- Information shown:
— BEGIN —

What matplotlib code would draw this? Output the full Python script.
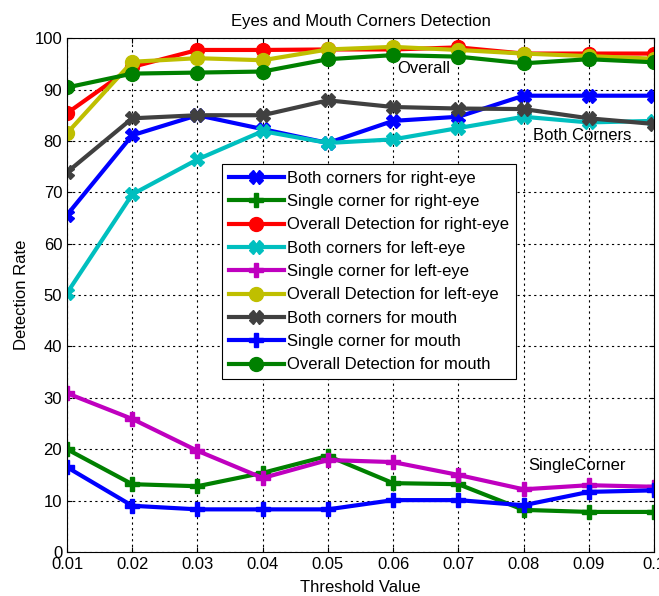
import numpy as np
import matplotlib
matplotlib.use('Agg')
import matplotlib.pyplot as plt

plt.rcParams['font.family'] = ['Liberation Sans', 'DejaVu Sans']

thresholds = [0.01, 0.02, 0.03, 0.04, 0.05, 0.06, 0.07, 0.08, 0.09, 0.1]
xtick_labels = ['0.01', '0.02', '0.03', '0.04', '0.05', '0.06', '0.07', '0.08', '0.09', '0.1']

both_right = [65.6, 81.1, 85.0, 82.3, 79.6, 83.9, 84.7, 88.8, 88.8, 88.8]
single_right = [20.0, 13.2, 12.8, 15.4, 18.7, 13.4, 13.2, 8.2, 7.8, 7.8]
overall_right = [85.4, 94.4, 97.7, 97.7, 97.8, 97.8, 98.2, 97.0, 97.0, 97.0]
both_left = [50.4, 69.6, 76.4, 81.9, 79.6, 80.3, 82.5, 84.7, 83.6, 83.9]
single_left = [30.9, 25.9, 19.7, 14.4, 17.9, 17.5, 15.0, 12.2, 13.0, 12.7]
overall_left = [81.5, 95.4, 96.1, 95.7, 97.8, 98.3, 97.7, 97.0, 96.5, 96.0]
both_mouth = [73.9, 84.4, 85.0, 85.0, 87.9, 86.6, 86.3, 86.2, 84.4, 83.3]
single_mouth = [16.5, 9.0, 8.3, 8.3, 8.3, 10.1, 10.1, 9.1, 11.7, 12.0]
overall_mouth = [90.4, 93.1, 93.3, 93.5, 95.9, 96.7, 96.4, 95.1, 95.9, 95.3]

series = [
    ('Both corners for right-eye', both_right, (0, 0, 1), 'X'),
    ('Single corner for right-eye', single_right, (0, 0.5, 0), 'P'),
    ('Overall Detection for right-eye', overall_right, (1, 0, 0), 'o'),
    ('Both corners for left-eye', both_left, (0, 0.75, 0.75), 'X'),
    ('Single corner for left-eye', single_left, (0.75, 0, 0.75), 'P'),
    ('Overall Detection for left-eye', overall_left, (0.75, 0.75, 0), 'o'),
    ('Both corners for mouth', both_mouth, (0.25, 0.25, 0.25), 'X'),
    ('Single corner for mouth', single_mouth, (0, 0, 1), 'P'),
    ('Overall Detection for mouth', overall_mouth, (0, 0.5, 0), 'o'),
]

fig = plt.figure(figsize=(6.59, 5.96), dpi=100)
ax = fig.add_axes([0.1017, 0.0738, 0.8907, 0.8622])

for label, vals, col, mk in series:
    ax.plot(thresholds, vals, color=col, marker=mk, lw=3, ms=10, label=label)

ax.set_xlim(0.01, 0.1)
ax.set_ylim(0, 100)
ax.set_xticks(thresholds)
ax.set_xticklabels(xtick_labels)
ax.set_yticks(np.arange(0, 101, 10))
ax.tick_params(direction='in', top=True, right=True, labelsize=12)
ax.grid(True, color='k', linestyle=(0, (2, 3)), linewidth=0.8)

ax.set_title('Eyes and Mouth Corners Detection', fontsize=12, pad=9)
ax.set_xlabel('Threshold Value', fontsize=12, labelpad=6)
ax.set_ylabel('Detection Rate', fontsize=12)

ax.text(0.0606, 93.3, 'Overall', fontsize=12)
ax.text(0.0815, 80.2, 'Both Corners', fontsize=12)
ax.text(0.0807, 15.9, 'SingleCorner', fontsize=12)

leg = ax.legend(loc='upper left', bbox_to_anchor=(0.264, 0.755), fontsize=12,
                handlelength=3.3, fancybox=False, edgecolor='k', framealpha=1,
                labelspacing=0.5, borderpad=0.4, handletextpad=0.2,
                borderaxespad=0)
leg.get_frame().set_linewidth(0.8)

fig.savefig('out.png', dpi=100)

— END —

- Given instruction: Give again exactly the lines running from the beginning of the material above through the line that contains "95.1, 95.9, 95.3]", and leave out every picture.

- Response to this exercise:
What matplotlib code would draw this? Output the full Python script.
import numpy as np
import matplotlib
matplotlib.use('Agg')
import matplotlib.pyplot as plt

plt.rcParams['font.family'] = ['Liberation Sans', 'DejaVu Sans']

thresholds = [0.01, 0.02, 0.03, 0.04, 0.05, 0.06, 0.07, 0.08, 0.09, 0.1]
xtick_labels = ['0.01', '0.02', '0.03', '0.04', '0.05', '0.06', '0.07', '0.08', '0.09', '0.1']

both_right = [65.6, 81.1, 85.0, 82.3, 79.6, 83.9, 84.7, 88.8, 88.8, 88.8]
single_right = [20.0, 13.2, 12.8, 15.4, 18.7, 13.4, 13.2, 8.2, 7.8, 7.8]
overall_right = [85.4, 94.4, 97.7, 97.7, 97.8, 97.8, 98.2, 97.0, 97.0, 97.0]
both_left = [50.4, 69.6, 76.4, 81.9, 79.6, 80.3, 82.5, 84.7, 83.6, 83.9]
single_left = [30.9, 25.9, 19.7, 14.4, 17.9, 17.5, 15.0, 12.2, 13.0, 12.7]
overall_left = [81.5, 95.4, 96.1, 95.7, 97.8, 98.3, 97.7, 97.0, 96.5, 96.0]
both_mouth = [73.9, 84.4, 85.0, 85.0, 87.9, 86.6, 86.3, 86.2, 84.4, 83.3]
single_mouth = [16.5, 9.0, 8.3, 8.3, 8.3, 10.1, 10.1, 9.1, 11.7, 12.0]
overall_mouth = [90.4, 93.1, 93.3, 93.5, 95.9, 96.7, 96.4, 95.1, 95.9, 95.3]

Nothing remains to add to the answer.